Visualisation of hierarchical multivariate data: Categorisation and case study on hate speech
Ecem Kavaz, Anna Puig, Inmaculada Rodrı́guez, Reyes Chacón, David De-La-Paz, Adrià Torralba-Agell, Montserrat Nofre, and Mariona Taule
Journal of Information Visualization, 2023
Multivariate hierarchical data has an important role in many applications. To find the best visualisation that best fits a concrete data is crucial to explore and understand the relationships between the data. This paper proposes a categorisation – Elongated and Compact – of hierarchical data based on the inner shapes of the hierarchies, that is the connectivity degree of the internal nodes, the number of nodes, etc, that can be applied to any hierarchical data. Based on this taxonomy, we explore implicit and explicit layouts – Tree, Circle Packing, Force and Radial – to provide users with a complete view of the data. We hypothesise that Tree and Circle Packing fit with Elongated structures, and Force and Radial fit with Compact ones.
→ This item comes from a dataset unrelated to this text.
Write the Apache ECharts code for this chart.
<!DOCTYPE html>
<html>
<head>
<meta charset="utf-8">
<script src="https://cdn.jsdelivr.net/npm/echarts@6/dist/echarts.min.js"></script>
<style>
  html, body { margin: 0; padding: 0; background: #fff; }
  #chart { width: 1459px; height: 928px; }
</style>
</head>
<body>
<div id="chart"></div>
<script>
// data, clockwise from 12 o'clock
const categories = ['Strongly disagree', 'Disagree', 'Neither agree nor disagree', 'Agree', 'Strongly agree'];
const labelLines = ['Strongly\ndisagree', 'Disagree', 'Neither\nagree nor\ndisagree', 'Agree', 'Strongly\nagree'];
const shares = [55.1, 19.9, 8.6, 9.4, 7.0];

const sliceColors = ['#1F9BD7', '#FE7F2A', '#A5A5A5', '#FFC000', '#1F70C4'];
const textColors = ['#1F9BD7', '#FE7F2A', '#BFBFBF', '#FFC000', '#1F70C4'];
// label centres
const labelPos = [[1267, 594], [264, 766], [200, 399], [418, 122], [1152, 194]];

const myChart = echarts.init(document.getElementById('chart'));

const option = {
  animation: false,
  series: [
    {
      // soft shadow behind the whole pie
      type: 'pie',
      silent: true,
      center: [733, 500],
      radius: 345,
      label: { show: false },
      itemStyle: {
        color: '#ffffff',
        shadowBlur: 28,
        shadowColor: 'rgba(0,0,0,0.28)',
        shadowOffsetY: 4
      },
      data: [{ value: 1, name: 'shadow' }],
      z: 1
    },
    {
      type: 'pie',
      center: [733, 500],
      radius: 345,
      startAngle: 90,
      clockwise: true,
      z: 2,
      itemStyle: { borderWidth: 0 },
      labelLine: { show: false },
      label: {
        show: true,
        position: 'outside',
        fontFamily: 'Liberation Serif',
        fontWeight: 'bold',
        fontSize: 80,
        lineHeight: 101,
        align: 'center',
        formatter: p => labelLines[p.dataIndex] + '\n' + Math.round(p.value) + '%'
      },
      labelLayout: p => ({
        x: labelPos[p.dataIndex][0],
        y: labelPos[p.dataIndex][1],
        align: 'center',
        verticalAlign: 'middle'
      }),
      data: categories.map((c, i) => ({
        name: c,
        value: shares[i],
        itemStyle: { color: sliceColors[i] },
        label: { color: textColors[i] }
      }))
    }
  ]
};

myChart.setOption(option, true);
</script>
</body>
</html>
In addition, we cluster multivariate features to embed them in the hierarchical layouts. Especially, we propose two different glyphs –one-by-one and all-in-one, and we bet for the one-by-one glyphs as the most suitable for showing the distribution of several features along with the hierarchical structures. To validate our hypotheses, we conducted a user study with 35 participants using a hate speech annotated corpus. This corpus comes from 4359 comments posted in online Spanish newspapers. The results indicated that users preferred the Tree layout over the other three layouts (Circle, Force, Radial) with both types of structures (EC and CC). However, when we focused the analysis only on Radial and Force layouts, both of them scored significantly higher with Compact than with Elongated data. Moreover, participants scored the one-by-one glyph higher than the all-in-one glyph, but the difference was not significant.